Apostas esportivas comprometem orçamento familiar das classes D e E
Simultaneamente, as despesas com lazer e cultura caíram de 1,7% para 1,5%, enquanto os gastos com alimentação se mantiveram constantes.
Por Plox
12/08/2024 05h59 - Atualizado há 5 meses
O aumento das apostas esportivas online no Brasil tem causado uma significativa mudança no padrão de consumo das classes socioeconômicas de menor poder aquisitivo, impactando negativamente a percepção da melhoria da economia nacional, que inclui o aumento da renda, o crescimento do emprego e o controle da inflação.
Impactos na economia e no consumo essencial
A empresa PwC Strategy& do Brasil Consultoria Empresarial Ltda, vinculada à multinacional PricewaterhouseCoopers, avaliou que os gastos com apostas esportivas têm superado outras despesas discricionárias, como lazer, cultura e até mesmo itens básicos de consumo, como alimentação. O economista e advogado Gerson Charchat, sócio e líder da Strategy& do Brasil, destacou que "esse desvio de recursos para as apostas exerce uma pressão considerável sobre a demanda por produtos essenciais, afetando a dinâmica da economia de forma geral."
Desde a aprovação da Lei nº 13.756 em 2018, que regulamentou as apostas esportivas, o Brasil testemunhou um aumento de 419% nos gastos com esse tipo de atividade. Especificamente, as classes D e E, que anteriormente destinavam 0,27% de seu orçamento familiar para apostas, agora alocam 1,98%, um aumento quase quatro vezes maior. Simultaneamente, as despesas com lazer e cultura caíram de 1,7% para 1,5%, enquanto os gastos com alimentação se mantiveram constantes.
Crescimento do endividamento e impacto social
As apostas esportivas, segundo Charchat, têm se tornado uma preocupação crescente, principalmente entre os jovens das camadas sociais mais vulneráveis. "O fenômeno pode gerar, inclusive, um aumento no endividamento entre a população de baixa renda, o que pode trazer impactos negativos para o crescimento econômico do país."
Pesquisa realizada pela Sociedade Brasileira de Varejo e Consumo (SBVC) também revela que, entre os apostadores, 64% admitem utilizar parte de sua renda principal para apostas. Desse grupo, 63% reconhecem que tiveram sua renda comprometida, levando 23% a deixar de comprar roupas, 19% a cortar itens de mercado, 14% a reduzir gastos com produtos de higiene e beleza, e 11% a sacrificar cuidados com saúde e medicações.
Desafios de regulamentação e consequências sociais
A economista Ione Amorim, consultora do Instituto de Defesa de Consumidores (Idec), afirma que o problema das apostas online escalou, com efeitos econômicos, sociais e de saúde mental que ainda não foram plenamente estimados. Segundo Amorim, "hoje a gente já tem uma realidade de suicídio, de destruição de lares, de endividamento, de pessoas que já perderam o emprego porque já envolveram tudo que tinham."

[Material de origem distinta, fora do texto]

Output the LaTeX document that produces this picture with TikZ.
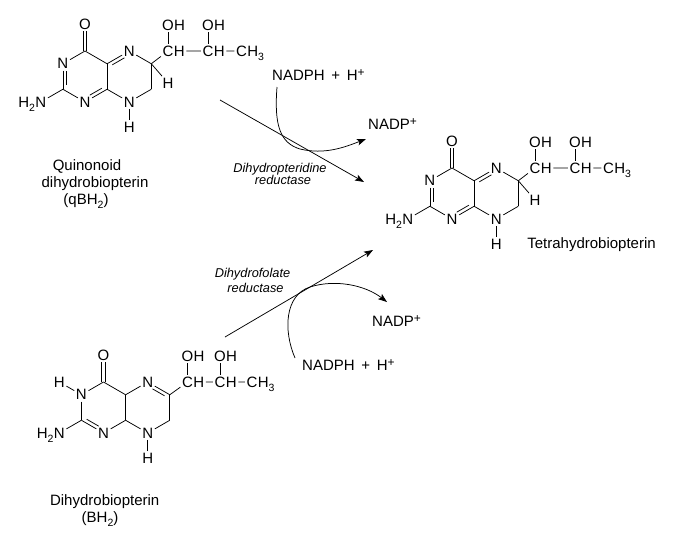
\documentclass[tikz,border=0pt]{standalone}
\usepackage{fontspec}
\setmainfont{Liberation Sans}
\usetikzlibrary{arrows.meta,calc}
\newcommand\sbs[1]{\raisebox{-0.28em}{\fontsize{10.5}{10.5}\selectfont #1}}
\newcommand\sps[1]{\raisebox{0.25em}{\fontsize{12}{12}\selectfont #1}}
\tikzset{
  atom/.style={inner sep=1.5pt, font=\fontsize{15}{15}\selectfont},
  hlp/.style={atom, anchor=base west, xshift=-3pt},
  hlpl/.style={atom, anchor=base east, xshift=3pt},
  bond/.style={line width=0.75pt},
  lbl/.style={font=\fontsize{15}{17}\selectfont, inner sep=0pt},
  enz/.style={font=\fontsize{12.8}{15}\selectfont\itshape, inner sep=0pt},
  rxn/.style={line width=0.75pt, -{Stealth[length=9pt,width=6.5pt,inset=2pt]}},
}
% inner line of a ring double bond: #1,#2 ends, #3 ring centre, #4,#5 shortenings
\newcommand\dbl[5]{\draw[bond, shorten <=#4, shorten >=#5] ($(#3)!0.84!(#1)$) -- ($(#3)!0.84!(#2)$);}
% common bicyclic core
\newcommand\core[1]{%
  \coordinate (#1c4) at (85,51);
  \coordinate (#1c4a) at (107.1,63.75);
  \coordinate (#1c8a) at (107.1,89.25);
  \node[atom] (#1n1) at (85,102) {N};
  \coordinate (#1c2) at (62.9,89.25);
  \node[atom] (#1n3) at (62.9,63.75) {N};
  \node[atom] (#1n5) at (129.2,51) {N};
  \coordinate (#1c6) at (151.3,63.75);
  \coordinate (#1c7) at (151.3,89.25);
  \node[atom] (#1n8) at (129.2,102) {N};
  \coordinate (#1lc) at (85,76.5);
  \coordinate (#1rc) at (129.2,76.5);
  \node[atom] (#1o) at (85,24) {O};
  \node[atom] (#1h8) at (129.2,127) {H};
  \node[atom] (#1na) at (40.8,102) {N};
  \node[hlpl] (#1nah) at (#1na.base west) {H\sbs{2}};
  \draw[bond] (#1c4) -- (#1n3);
  \draw[bond] (#1n3) -- (#1c2);
  \draw[bond] (#1c2) -- (#1n1);
  \draw[bond] (#1n1) -- (#1c8a);
  \draw[bond] (#1c8a) -- (#1c4a);
  \draw[bond] (#1c4a) -- (#1c4);
  \draw[bond] (#1c4a) -- (#1n5);
  \draw[bond] (#1n5) -- (#1c6);
  \draw[bond] (#1c6) -- (#1c7);
  \draw[bond] (#1c7) -- (#1n8);
  \draw[bond] (#1n8) -- (#1c8a);
  \draw[bond] (#1n8) -- (#1h8);
  \draw[bond] (#1c2) -- (#1na);
  \draw[bond] ([xshift=-1.8pt]#1c4) -- ([xshift=-1.8pt]#1o.south);
  \draw[bond] ([xshift=1.8pt]#1c4) -- ([xshift=1.8pt]#1o.south);
}
% tetrahydro-type molecule (top and right)
\newcommand\thmol[1]{%
  \core{#1}
  \dbl{#1n3}{#1c2}{#1lc}{5.5pt}{2pt}
  \dbl{#1c8a}{#1n1}{#1lc}{2pt}{5.5pt}
  \dbl{#1c4a}{#1n5}{#1rc}{2pt}{5.5pt}
  \node[atom] (#1h6) at (168,83) {H};
  \draw[bond] (#1c6) -- (#1h6);
  \node[atom] (#1ca) at (168,51) {C};
  \node[hlp] (#1cah) at (#1ca.base east) {H};
  \node[atom] (#1oa) at (168,25) {O};
  \node[hlp] (#1oah) at (#1oa.base east) {H};
  \node[atom] (#1cb) at (208,51) {C};
  \node[hlp] (#1cbh) at (#1cb.base east) {H};
  \node[atom] (#1ob) at (208,25) {O};
  \node[hlp] (#1obh) at (#1ob.base east) {H};
  \node[atom] (#1cc) at (241.5,51) {C};
  \node[hlp] (#1cch) at (#1cc.base east) {H\sbs{3}};
  \draw[bond] (#1c6) -- (#1ca);
  \draw[bond] (#1oa) -- (#1ca);
  \draw[bond] (#1cah) -- (#1cb);
  \draw[bond] (#1ob) -- (#1cb);
  \draw[bond] (#1cbh) -- (#1cc);
}
\begin{document}
\begin{tikzpicture}[x=1pt,y=-1pt]
\fill[white] (0,0) rectangle (700,541);
\useasboundingbox (0,0) rectangle (700,541);

% top molecule: quinonoid dihydrobiopterin
\begin{scope}
  \thmol{t}
\end{scope}
% right molecule: tetrahydrobiopterin
\begin{scope}[shift={(367,117)}]
  \thmol{r}
\end{scope}
% bottom molecule: dihydrobiopterin
\begin{scope}[shift={(18.5,331)}]
  \core{b}
  \dbl{bc2}{bn1}{blc}{2pt}{5.5pt}
  \dbl{bn5}{bc6}{brc}{5.5pt}{2pt}
  \node[atom] (bh3) at (40.8,51) {H};
  \draw[bond] (bn3) -- (bh3);
  \node[atom] (bca) at (169,51) {C};
  \node[hlp] (bcah) at (bca.base east) {H};
  \node[atom] (boa) at (169,25) {O};
  \node[hlp] (boah) at (boa.base east) {H};
  \node[atom] (bcb) at (201.5,51) {C};
  \node[hlp] (bcbh) at (bcb.base east) {H};
  \node[atom] (bob) at (201.5,25) {O};
  \node[hlp] (bobh) at (bob.base east) {H};
  \node[atom] (bcc) at (233.5,51) {C};
  \node[hlp] (bcch) at (bcc.base east) {H\sbs{3}};
  \draw[bond] (bc6) -- (bca);
  \draw[bond] (boa) -- (bca);
  \draw[bond] (bcah) -- (bcb);
  \draw[bond] (bob) -- (bcb);
  \draw[bond] (bcbh) -- (bcc);
\end{scope}

% names
\node[lbl, anchor=base] (q1) at (87,170) {Quinonoid};
\node[lbl, anchor=base] (q2) at (95,187) {dihydrobiopterin};
\node[lbl, anchor=base] (q3) at (86,204) {(qBH\sbs{2})};
\node[lbl, anchor=base] (d1) at (104.7,505) {Dihydrobiopterin};
\node[lbl, anchor=base] (d2) at (100,522) {(BH\sbs{2})};
\node[lbl, anchor=base] (th) at (591.5,248) {Tetrahydrobiopterin};

% upper reaction
\coordinate (a1s) at (220,100);
\coordinate (a1e) at (364,182);
\draw[rxn] (a1s) -- (a1e);
\node[lbl, anchor=base west] (nadph1) at (272,80.5) {NADPH \,+\, H\sps{+}};
\node[lbl, anchor=base west] (nadp1) at (368,129) {NADP\sps{+}};
\coordinate (c1s) at (277,87);
\coordinate (c1e) at (366,139);
\draw[rxn] (c1s) .. controls (274,125) and (280,143) .. (300,149)
               .. controls (325,155) and (345,147) .. (c1e);
\node[enz, anchor=base] (e1a) at (280,172) {Dihydropteridine};
\node[enz, anchor=base] (e1b) at (283,184.5) {reductase};

% lower reaction
\coordinate (a2s) at (225,337);
\coordinate (a2e) at (373,250);
\draw[rxn] (a2s) -- (a2e);
\node[lbl, anchor=base west] (nadp2) at (372,326.5) {NADP\sps{+}};
\node[lbl, anchor=base west] (nadph2) at (302,370) {NADPH \,+\, H\sps{+}};
\coordinate (c2s) at (295,358);
\coordinate (c2e) at (387,302);
\draw[rxn] (c2s) .. controls (283,330) and (285,295) .. (310,287)
               .. controls (335,279) and (365,285) .. (c2e);
\node[enz, anchor=base] (e2a) at (252.5,277) {Dihydrofolate};
\node[enz, anchor=base] (e2b) at (255.5,292) {reductase};
\end{tikzpicture}
\end{document}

Além disso, Amorim destaca que a falta de educação financeira torna as classes mais pobres particularmente vulneráveis. Muitas vezes, essas famílias veem nas apostas uma possibilidade de resolver problemas financeiros urgentes, embora o risco de perda seja substancial. "O ganho fácil vai levar a pessoa a um ambiente onde pode haver perdas significativas", alerta a economista, ressaltando que os sistemas de apostas são baseados em algoritmos que aumentam as chances de perda.
PL 2234 e a potencial ampliação dos jogos de azar
A situação pode se agravar com a possível aprovação do Projeto de Lei nº 2.234/2022, atualmente em tramitação no Senado, que busca legalizar cassinos, bingos, jogo do bicho e corridas de cavalos em todo o país. Embora a legalização desses jogos seja defendida pela possibilidade de gerar emprego, renda e tributos para financiar políticas sociais, os impactos negativos não devem ser subestimados.
Até o momento, nenhuma receita foi arrecadada pelas plataformas eletrônicas de apostas em operação no Brasil, e o recolhimento de tributos só terá início após a regulamentação oficial pelo Ministério da Fazenda, prevista para ocorrer até o final do ano. Os críticos do projeto argumentam que, além da tributação esperada, há um aumento nas despesas públicas com segurança e saúde mental que não foi devidamente contabilizado.